The market may not price corn "appropriately" but it also does not price petroleum with any intelligence at all.

The market has no clue about the value of corn.

The market has no clue about the value of petroleum.

The market is a rigged casino game.

Ultimately no one wins -- not even the House.

The so-called free market is all about war.

Eventually everyone is sucked up into the war as the House self-destructs.

How can we know or express tha value of anything without degrading it into a "commodity?" This label destroys the thing we supposedly value so much.

Only when things are understood as gifts can they truly be valued and used wisely.

We're not doing so well on the wisdom thing.

I am with Practical on the ethanol debate. A lot of anti ethanol from people that don't live in the corn belt.

The U.S. corn belt was a near mono culture of corn and soybeans long before ethanol came along. In Iowa we are working on 70+ years of hybrid corn production.

The fear that a huge ethanol boom would cause farmers to plant corn year after year with no bean rotation has not come to pass, at least in 2007 in Iowa. The reason is biodiesel demand for bean oil has kept bean prices high as well. There is a slight reduction in bean acres but many farmers will make good money on beans this year because input costs are less, corn prices are low, and altering the ratio of corn to bean acres just a bit influences the pricing which never gets discussed much in projections.

What farmers know (and knew years ago) is that as energy prices rise the cost of farming and food rises. It always does, it just takes a few years for increased costs to work through the system. All prices are rising, not just food, so don't single farming and ethanol out as the driver for costs.

This time around the farming community (world wide IMHO) is buffering itself from those prices by converting some of the output into high value energy products.

I agree that currently they are not totally competitive with Petroleum but give them a few years to optimize the system and get off petroleum as much as possible. Farmers are looking for ways to cut input costs which is the fastest way to make the EROEI of biofuels more positive. No till farming, chicken manure, ladybugs, etc. are all being employed on multi thousand acre farms.

The hunt is on for driving costs down and each person has a different approach. What works will be kept, what doesn't will be abandoned, but it will take years of high energy prices to prove what method is best. A return to low prices would penalize the unconventional approaches.

Ultimately the farming community will be producing much of its own liquid fuel as well as feedstock for fine chemicals. It has already started with Dupont and others converting glycerine (from biodiesel) into base chemicals.

The readers of TOD want change, well it is happening right before our eyes. Unfortunately the reality of change is not as painless as our vision to reduce oil, but it is change. It took the world 100+ years to become an oil culture. We can't just change everything in a decade or so.
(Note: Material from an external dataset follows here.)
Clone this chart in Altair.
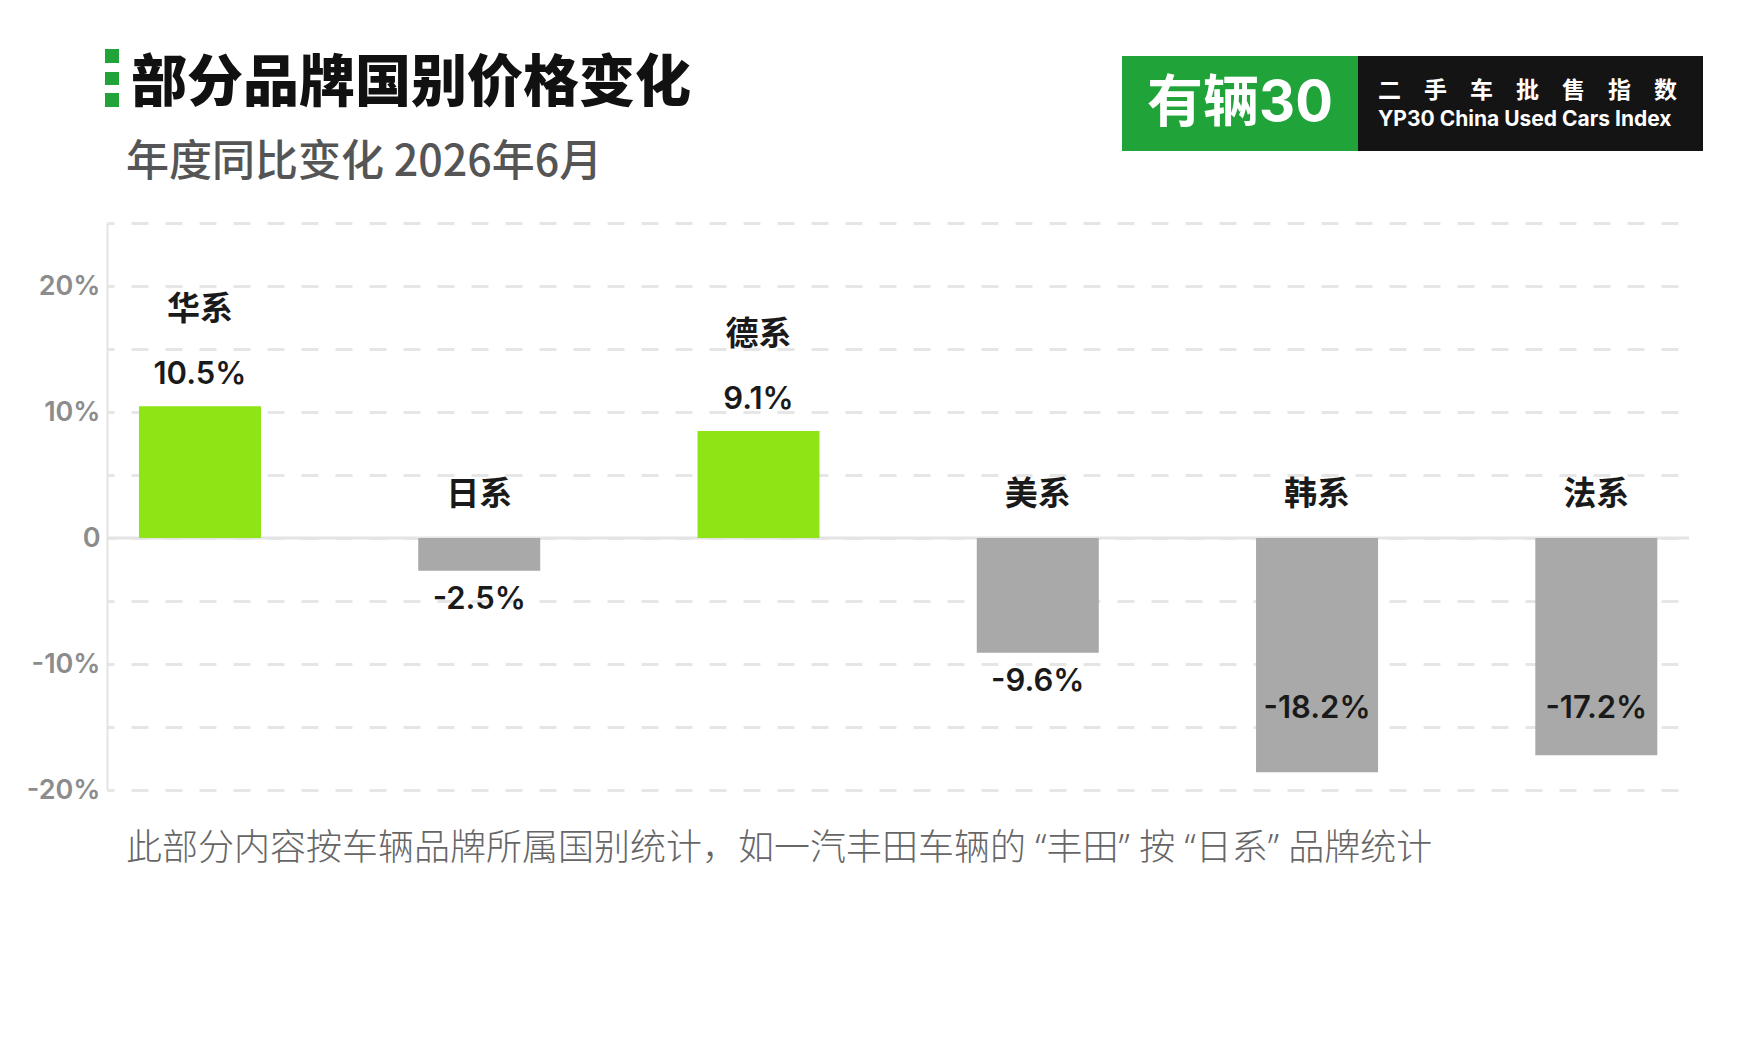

It will take a long time to find a new way. It will be painful and hard work for many of us. We will make lots of mistakes along the way. There is NO easy answer or solution to peak oil. So we can complain that others are doing the wrong thing(s), or we can roll up our sleeves and get to work finding solutions.

It is your choice, but you might find that implementing your solution (ask Alan Drake) is damn hard work with little gain for years. So before disparaging others attempts remember they are doing the best they can with the tools they have.

What have you (the posters on TOD) built and marketed that gets us off oil?

I'd rather walk, or bicycle. I can't wait until we run out, or at least low. My town is entirely accessible by foot or bike, but everyone drives. My neighbor drives her fat kids 1800 feet to school. One day I took out my 7 iron and bounced the ball into the parking lot.

As for food, I can probably live off the flesh of all the pigeons who now call my solar panels home. Damn things!!!

Long live the Interstate Bicycle System. You don't need electrified railroads, you need a bike and no cars. If it rains, wear a jacket.